Further information: Hate crime
Four categories associated with hate groups' propensity for violence are: organizational capacity, organizational constituency, strategic connectivity, and structural arrangement.[9] The larger an extremist group is and the longer it has existed, the more prone the group is to engage in violence. Regionally, hate groups based in the West and Northeast are more likely to engage in violence than those based in the South. If a group has a charismatic leader, it is more likely to be violent. Groups that share a conflict-based relationship with another group are more likely to engage in extreme violence. The amount of ideological literature a group publishes is linked to significant decreases in a group's violent behavior, with more literature linked to lower levels of violence.

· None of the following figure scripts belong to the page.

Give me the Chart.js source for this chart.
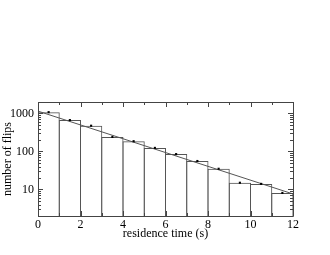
<!DOCTYPE html>
<html>
<head>
<meta charset="utf-8">
<script src="https://cdn.jsdelivr.net/npm/chart.js@4/dist/chart.umd.min.js"></script>
<style>
html,body{margin:0;padding:0;background:#fff;}
#wrap{width:330px;height:255px;position:relative;}
</style>
</head>
<body>
<div id="wrap"><canvas id="c" width="330" height="255"></canvas></div>
<script>
// Histogram bins (residence time, s) and counts
const binCenters = [0.5, 1.5, 2.5, 3.5, 4.5, 5.5, 6.5, 7.5, 8.5, 9.5, 10.5, 11.5];
const counts = [1080, 668, 475, 241, 186, 124, 85, 56, 35, 15, 14, 8.1];
// Exponential fit line endpoints
const fitX = [0, 12];
const fitY = [1150, 7.6];
// Tick labels
const xTickLabels = [0, 2, 4, 6, 8, 10, 12];
const yTickLabels = [10, 100, 1000];
const xMinorTicks = [0,1,2,3,4,5,6,7,8,9,10,11,12];

const FONT = {family: '"Liberation Serif", "DejaVu Serif", serif', size: 12};
const PX_PER_BIN = 255 / 12;

const framePlugin = {
  id: 'frame',
  afterDatasetsDraw(chart) {
    const ctx = chart.ctx, a = chart.chartArea;
    const xs = chart.scales.x, ys = chart.scales.y;
    ctx.save();
    ctx.strokeStyle = '#444';
    ctx.lineWidth = 1;
    ctx.beginPath();
    ctx.rect(Math.round(a.left) + 0.5, Math.round(a.top) + 0.5,
             Math.round(a.right - a.left), Math.round(a.bottom - a.top));
    ctx.stroke();
    ctx.beginPath();
    xMinorTicks.forEach(v => {
      const px = Math.round(xs.getPixelForValue(v)) + 0.5;
      const len = xTickLabels.includes(v) ? 5 : 3;
      ctx.moveTo(px, a.bottom); ctx.lineTo(px, a.bottom - len);
      ctx.moveTo(px, a.top); ctx.lineTo(px, a.top + len);
    });
    ys.ticks.forEach(t => {
      const py = Math.round(ys.getPixelForValue(t.value)) + 0.5;
      const len = yTickLabels.includes(t.value) ? 5 : 3;
      ctx.moveTo(a.left, py); ctx.lineTo(a.left + len, py);
      ctx.moveTo(a.right, py); ctx.lineTo(a.right - len, py);
    });
    ctx.stroke();
    ctx.restore();
  }
};

new Chart(document.getElementById('c'), {
  data: {
    datasets: [
      {
        type: 'bar',
        data: binCenters.map((x, i) => ({x: x, y: counts[i]})),
        backgroundColor: 'rgba(255,255,255,0)',
        borderColor: '#555',
        borderWidth: {top: 1, left: 1, right: 1, bottom: 0},
        borderSkipped: false,
        barPercentage: 1 + 1 / PX_PER_BIN,
        categoryPercentage: 1,
        grouped: false,
        order: 3
      },
      {
        type: 'line',
        data: fitX.map((x, i) => ({x: x, y: fitY[i]})),
        borderColor: '#555',
        borderWidth: 1,
        pointRadius: 0,
        fill: false,
        order: 2
      },
      {
        type: 'scatter',
        data: binCenters.map((x, i) => ({x: x, y: counts[i]})),
        pointStyle: 'rect',
        pointRadius: 1.5,
        backgroundColor: '#000',
        borderColor: '#000',
        borderWidth: 0,
        order: 1
      }
    ]
  },
  options: {
    responsive: false,
    animation: false,
    events: [],
    layout: {padding: {left: 0, right: 37, top: 102, bottom: 0}},
    plugins: {legend: {display: false}, tooltip: {enabled: false}},
    scales: {
      x: {
        type: 'linear',
        min: 0, max: 12,
        offset: false,
        grid: {display: false, offset: false, drawTicks: false},
        border: {display: false},
        afterBuildTicks: s => { s.ticks = xTickLabels.map(v => ({value: v})); },
        afterFit: s => { s.height = 39; },
        ticks: {font: FONT, color: '#000', padding: 2, maxRotation: 0, autoSkip: false,
                callback: v => String(v)},
        title: {display: true, text: 'residence time (s)', font: FONT, color: '#000',
                padding: {top: 0, bottom: 14}}
      },
      y: {
        type: 'logarithmic',
        min: 2, max: 2000,
        grid: {display: false, drawTicks: false},
        border: {display: false},
        afterBuildTicks: s => {
          const t = [];
          [1, 10, 100, 1000].forEach(d => {
            for (let m = 1; m <= 9; m++) {
              const v = d * m;
              if (v >= 2 && v <= 2000) t.push({value: v});
            }
          });
          s.ticks = t;
        },
        afterFit: s => { s.width = 38; },
        ticks: {font: FONT, color: '#000', padding: 4, autoSkip: false,
                callback: v => yTickLabels.includes(v) ? String(v) : ''},
        title: {display: true, text: 'number of flips', font: FONT, color: '#000',
                padding: {top: 1, bottom: 0}}
      }
    }
  },
  plugins: [framePlugin]
});
</script>
</body>
</html>
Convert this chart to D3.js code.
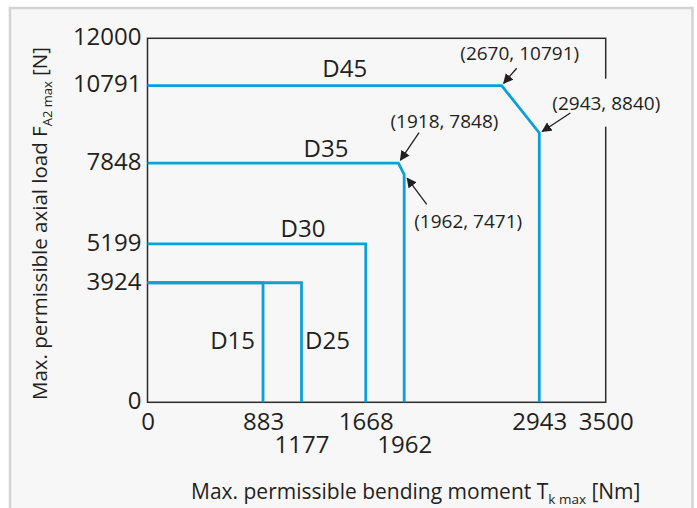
<!DOCTYPE html>
<html>
<head>
<meta charset="utf-8">
<script src="https://cdn.jsdelivr.net/npm/d3@7"></script>
<style>
  html, body { margin: 0; padding: 0; background: #ffffff; }
  svg { display: block; font-family: "Open Sans", "Noto Sans", sans-serif; }
</style>
</head>
<body>
<svg id="chart" width="697" height="508"></svg>
<script>
// Permissible load envelopes per size (bending moment Nm, axial load N)
const seriesNames = ["D15", "D25", "D30", "D35", "D45"];
const seriesMoment = [
  [0, 883, 883],
  [0, 1177, 1177],
  [0, 1668, 1668],
  [0, 1918, 1962, 1962],
  [0, 2670, 2943, 2943]
];
const seriesLoad = [
  [3924, 3924, 0],
  [3924, 3924, 0],
  [5199, 5199, 0],
  [7848, 7848, 7471, 0],
  [10791, 10791, 8840, 0]
];

// Axis tick labels
const yTicks = [0, 3924, 5199, 7848, 10791, 12000];
const xTicksRow1 = [0, 883, 1668, 2943, 3500];
const xTicksRow2 = [1177, 1962];

// Corner-point callouts
const calloutMoment = [2670, 2943, 1918, 1962];
const calloutLoad = [10791, 8840, 7848, 7471];

const svg = d3.select("#chart");
const bg = "#f7f7f7";
const ink = "#231f20";
const blue = "#0d9fd8";

// Panel background with a light frame on top and sides
svg.append("rect").attr("x", 0).attr("y", 0).attr("width", 697).attr("height", 508).attr("fill", "#ffffff");
svg.append("path")
  .attr("d", "M10,520 V8 H692.5 V520 Z")
  .attr("fill", bg)
  .attr("stroke", "#d3d3d3")
  .attr("stroke-width", 2.5);

// The axes are drawn schematically, so the scales are piecewise linear
const x = d3.scaleLinear()
  .domain([0, 1962, 2943, 3500])
  .range([147.5, 404.2, 539.3, 605.7]);
const y = d3.scaleLinear()
  .domain([0, 8840, 10791, 12000])
  .range([402.3, 133, 85.7, 38.3]);

// Plot frame
svg.append("rect")
  .attr("x", x(0)).attr("y", y(12000))
  .attr("width", x(3500) - x(0))
  .attr("height", y(0) - y(12000))
  .attr("fill", "none")
  .attr("stroke", "#2b2b2b")
  .attr("stroke-width", 1.5);

// Axes (labels only)
const yAxis = svg.append("g")
  .attr("transform", `translate(${x(0)},0)`)
  .call(d3.axisLeft(y).tickValues(yTicks).tickSize(0).tickPadding(6).tickFormat(d3.format("d")));
yAxis.select(".domain").remove();
yAxis.selectAll("text")
  .attr("font-size", 24).attr("fill", ink).attr("font-family", "Open Sans")
  .attr("dy", "0.26em");

function xAxisRow(ticks, pad) {
  const g = svg.append("g")
    .attr("transform", `translate(0,${y(0)})`)
    .call(d3.axisBottom(x).tickValues(ticks).tickSize(0).tickPadding(pad).tickFormat(d3.format("d")));
  g.select(".domain").remove();
  g.selectAll("text")
    .attr("font-size", 24).attr("fill", ink).attr("font-family", "Open Sans");
  return g;
}
xAxisRow(xTicksRow1, 11);
xAxisRow(xTicksRow2, 34);

// Envelope lines
const line = d3.line().x(d => x(d[0])).y(d => y(d[1]));
seriesNames.forEach((name, i) => {
  const pts = seriesMoment[i].map((m, j) => [m, seriesLoad[i][j]]);
  svg.append("path")
    .attr("d", line(pts))
    .attr("fill", "none")
    .attr("stroke", blue)
    .attr("stroke-width", 2.8)
    .attr("stroke-linejoin", "miter");
});

// Series name labels
const nameLayout = {
  D45: { x: 344.7, y: y(10791) - 9, anchor: "middle" },
  D35: { x: 326, y: y(7848) - 6.5, anchor: "middle" },
  D30: { x: 303, y: y(5199) - 7, anchor: "middle" },
  D15: { x: 255, y: 348.5, anchor: "end" },
  D25: { x: 305, y: 348.5, anchor: "start" }
};
seriesNames.forEach(name => {
  const p = nameLayout[name];
  svg.append("text")
    .attr("x", p.x).attr("y", p.y)
    .attr("text-anchor", p.anchor)
    .attr("font-size", 24)
    .attr("fill", ink)
    .text(name);
});

// Callouts with arrows pointing at the corner points
svg.append("defs").append("marker")
  .attr("id", "arrow")
  .attr("viewBox", "0 0 10 10")
  .attr("refX", 9).attr("refY", 5)
  .attr("markerWidth", 10).attr("markerHeight", 10)
  .attr("markerUnits", "userSpaceOnUse")
  .attr("orient", "auto")
  .append("path")
  .attr("d", "M0,0 L10,5 L0,10 Z")
  .attr("fill", ink);

const calloutLayout = [
  { label: [18, -32], tail: [15, -17.5], tip: [2, -2.5], knockout: false },
  { label: [67, -30], tail: [31, -20], tip: [3, -1.5], knockout: true },
  { label: [46, -41.5], tail: [20.6, -30.5], tip: [2, -3], knockout: false },
  { label: [64, 47], tail: [22.5, 29.6], tip: [3, 3.5], knockout: false }
];
const fmt = d3.format("d");
calloutMoment.forEach((m, i) => {
  const px = x(m), py = y(calloutLoad[i]);
  const L = calloutLayout[i];
  const g = svg.append("g");
  const t = g.append("text")
    .attr("x", px + L.label[0]).attr("y", py + L.label[1])
    .attr("dy", "0.35em")
    .attr("text-anchor", "middle")
    .attr("font-size", 19)
    .attr("fill", ink)
    .text(`(${fmt(m)}, ${fmt(calloutLoad[i])})`);
  if (L.knockout) {
    const b = t.node().getBBox();
    g.insert("rect", "text")
      .attr("x", b.x - 2).attr("y", b.y - 11)
      .attr("width", b.width + 4).attr("height", b.height + 22)
      .attr("fill", bg);
  }
  svg.append("line")
    .attr("x1", px + L.tail[0]).attr("y1", py + L.tail[1])
    .attr("x2", px + L.tip[0]).attr("y2", py + L.tip[1])
    .attr("stroke", ink)
    .attr("stroke-width", 1.3)
    .attr("marker-end", "url(#arrow)");
});

// Axis titles
const xTitle = svg.append("text")
  .attr("x", 191).attr("y", 499)
  .attr("font-size", 21)
  .attr("fill", ink);
xTitle.append("tspan").text("Max. permissible bending moment T");
xTitle.append("tspan").attr("font-size", 13.5).attr("dy", 5).text("k max");
xTitle.append("tspan").attr("dy", -5).text(" [Nm]");

const yTitle = svg.append("text")
  .attr("transform", "translate(46.5,400) rotate(-90)")
  .attr("font-size", 20.5)
  .attr("fill", ink);
yTitle.append("tspan").text("Max. permissible axial load F");
yTitle.append("tspan").attr("font-size", 13).attr("dy", 5).text("A2 max");
yTitle.append("tspan").attr("dy", -5).text(" [N]");
</script>
</body>
</html>
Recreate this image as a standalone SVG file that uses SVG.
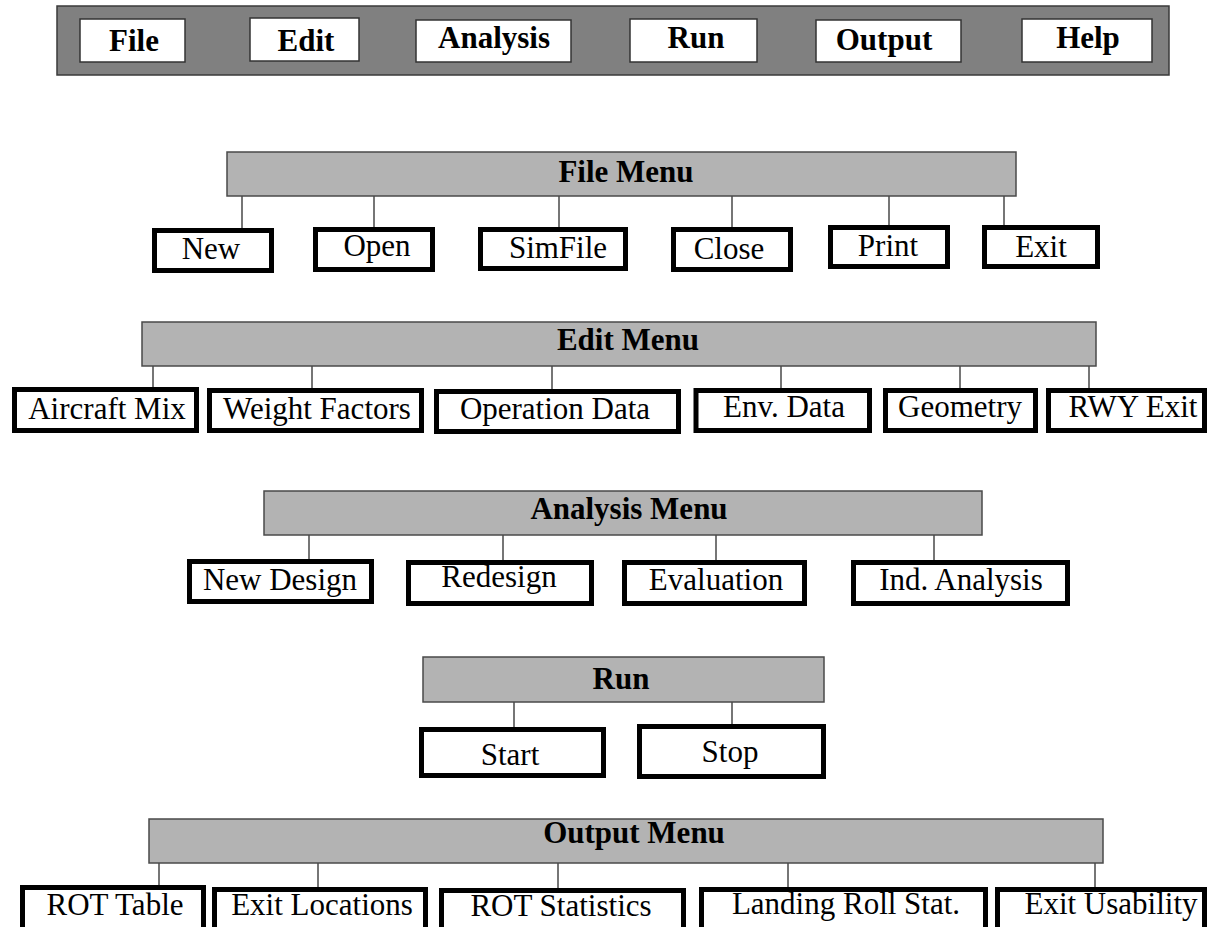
<svg xmlns="http://www.w3.org/2000/svg" width="1211" height="927" viewBox="0 0 1211 927">
  <style>
    text { font-family: "Liberation Serif", "Times New Roman", serif; font-size: 31px; fill: #000; text-anchor: middle; }
    .bold { font-weight: bold; }
    .menubar { fill: #808080; stroke: #3a3a3a; stroke-width: 1.5; }
    .btn { fill: #fff; stroke: #333; stroke-width: 1.5; }
    .head { fill: #b3b3b3; stroke: #4a4a4a; stroke-width: 1.5; }
    .item { fill: #fff; stroke: #000; stroke-width: 5; }
    .link { stroke: #4a4a4a; stroke-width: 1.5; fill: none; }
  </style>

  <!-- Application menu bar -->
  <g id="menubar">
    <rect class="menubar" x="57" y="6" width="1112" height="69"/>
  </g>
  <g id="btn-file"><rect class="btn" x="80" y="19" width="105" height="43"/><text class="bold" x="134" y="51">File</text></g>
  <g id="btn-edit"><rect class="btn" x="250" y="18" width="109" height="43"/><text class="bold" x="306" y="51">Edit</text></g>
  <g id="btn-analysis"><rect class="btn" x="416" y="20" width="155" height="42"/><text class="bold" x="494" y="48">Analysis</text></g>
  <g id="btn-run"><rect class="btn" x="630" y="19" width="127" height="43"/><text class="bold" x="696" y="48">Run</text></g>
  <g id="btn-output"><rect class="btn" x="816" y="20" width="145" height="42"/><text class="bold" x="884" y="50">Output</text></g>
  <g id="btn-help"><rect class="btn" x="1022" y="19" width="130" height="43"/><text class="bold" x="1088" y="48">Help</text></g>

  <!-- Connectors from each menu header to its items -->
  <g id="connectors">
    <path class="link" d="M242 196V228 M374 196V227 M559 196V227 M732 196V227 M889 196V225 M1004 196V225"/>
    <path class="link" d="M153 366V387 M312 366V388 M552 366V389 M781 366V388 M960 366V388 M1089 366V388"/>
    <path class="link" d="M309 535V559 M503 535V560 M716 535V560 M934 535V560"/>
    <path class="link" d="M514 702V727 M732 702V724"/>
    <path class="link" d="M159 863V885 M318 863V887 M558 863V888 M788 863V887 M1095 863V887"/>
  </g>

  <!-- File menu -->
  <g id="file-menu"><rect class="head" x="227" y="152" width="789" height="44"/><text class="bold" x="626" y="182">File Menu</text></g>
  <g id="file-new"><rect class="item" x="154.5" y="230.5" width="117" height="40"/><text x="211" y="259">New</text></g>
  <g id="file-open"><rect class="item" x="315.5" y="229.5" width="117" height="40"/><text x="377" y="256">Open</text></g>
  <g id="file-simfile"><rect class="item" x="480.5" y="229.5" width="145" height="39"/><text x="558" y="258">SimFile</text></g>
  <g id="file-close"><rect class="item" x="673.5" y="229.5" width="117" height="40"/><text x="729" y="259">Close</text></g>
  <g id="file-print"><rect class="item" x="830.5" y="227.5" width="117" height="39"/><text x="888" y="256">Print</text></g>
  <g id="file-exit"><rect class="item" x="984.5" y="227.5" width="113" height="39"/><text x="1041" y="257">Exit</text></g>

  <!-- Edit menu -->
  <g id="edit-menu"><rect class="head" x="142" y="322" width="954" height="44"/><text class="bold" x="628" y="350">Edit Menu</text></g>
  <g id="edit-aircraft"><rect class="item" x="14.5" y="389.5" width="182" height="41"/><text x="107" y="419">Aircraft Mix</text></g>
  <g id="edit-weight"><rect class="item" x="209.5" y="390.5" width="212" height="40"/><text x="317" y="419">Weight Factors</text></g>
  <g id="edit-operation"><rect class="item" x="436.5" y="391.5" width="242" height="40"/><text x="555" y="419">Operation Data</text></g>
  <g id="edit-env"><rect class="item" x="696" y="390.5" width="173.5" height="40"/><text x="784" y="417">Env. Data</text></g>
  <g id="edit-geometry"><rect class="item" x="885.5" y="390.5" width="150" height="40"/><text x="960" y="417">Geometry</text></g>
  <g id="edit-rwy"><rect class="item" x="1048.5" y="390.5" width="156" height="40"/><text x="1133" y="417">RWY Exit</text></g>

  <!-- Analysis menu -->
  <g id="analysis-menu"><rect class="head" x="264" y="491" width="718" height="44"/><text class="bold" x="629" y="519">Analysis Menu</text></g>
  <g id="analysis-new"><rect class="item" x="189.5" y="561.5" width="182" height="40"/><text x="280" y="590">New Design</text></g>
  <g id="analysis-redesign"><rect class="item" x="408.5" y="562.5" width="183" height="41"/><text x="499" y="587">Redesign</text></g>
  <g id="analysis-evaluation"><rect class="item" x="624.5" y="562.5" width="180" height="41"/><text x="716" y="590">Evaluation</text></g>
  <g id="analysis-ind"><rect class="item" x="853.5" y="562.5" width="214" height="41"/><text x="961" y="590">Ind. Analysis</text></g>

  <!-- Run menu -->
  <g id="run-menu"><rect class="head" x="423" y="657" width="401" height="45"/><text class="bold" x="621" y="689">Run</text></g>
  <g id="run-start"><rect class="item" x="421.5" y="729.5" width="182" height="46"/><text x="510" y="765">Start</text></g>
  <g id="run-stop"><rect class="item" x="639.5" y="726.5" width="184" height="50"/><text x="730" y="762">Stop</text></g>

  <!-- Output menu -->
  <g id="output-menu"><rect class="head" x="149" y="819" width="954" height="44"/><text class="bold" x="634" y="843">Output Menu</text></g>
  <g id="output-rot"><rect class="item" x="22.5" y="887.5" width="181" height="45"/><text x="115" y="915">ROT Table</text></g>
  <g id="output-exitloc"><rect class="item" x="214.5" y="889.5" width="211" height="45"/><text x="322" y="915">Exit Locations</text></g>
  <g id="output-rotstat"><rect class="item" x="441.5" y="890.5" width="242" height="45"/><text x="561" y="916">ROT Statistics</text></g>
  <g id="output-landing"><rect class="item" x="701.5" y="889.5" width="284" height="45"/><text x="846" y="914">Landing Roll Stat.</text></g>
  <g id="output-usability"><rect class="item" x="997.5" y="889.5" width="207" height="45"/><text x="1111" y="914">Exit Usability</text></g>
</svg>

Violent hate groups tend to commit "downward crimes," which involve the persecution of a minority group by a more powerful majority.[10] By contrast, acts of terrorism are typically "upward crimes," with a low-power minority perpetrator targeting a more prominent majority group. There is no evidence suggesting that hate crimes precede terrorism; in fact, hate crimes tend to take place as retaliation following terrorist attacks, especially when the attack was on a core piece of American identity or ideology.
The California Association for Human Relations Organizations (CAHRO) asserts that hate groups such as the Ku Klux Klan (KKK) and White Aryan Resistance (WAR) preach violence against racial, religious, sexual and other minorities in the United States.[11] Joseph E. Agne argues that hate-motivated violence is a result of the successes of the civil rights movement, and he asserts that the KKK has resurfaced and that new hate groups have formed.[12] Agne argues that it is a mistake to underestimate the strength of the hate-violence movement, its apologists and its silent partners.[13]
In the US, crimes that "manifest evidence of prejudice based on race, religion, sexual orientation, or ethnicity, including the crimes of murder and nonnegligent manslaughter; forcible rape; robbery; aggravated assault; burglary; larceny-theft; motor vehicle theft; arson; simple assault; intimidation; and destruction, damage or vandalism of property", directed at the government, an individual, a business, or institution, involving hate groups and hate crimes, may be investigated as acts of domestic terrorism.[14][15][16][17]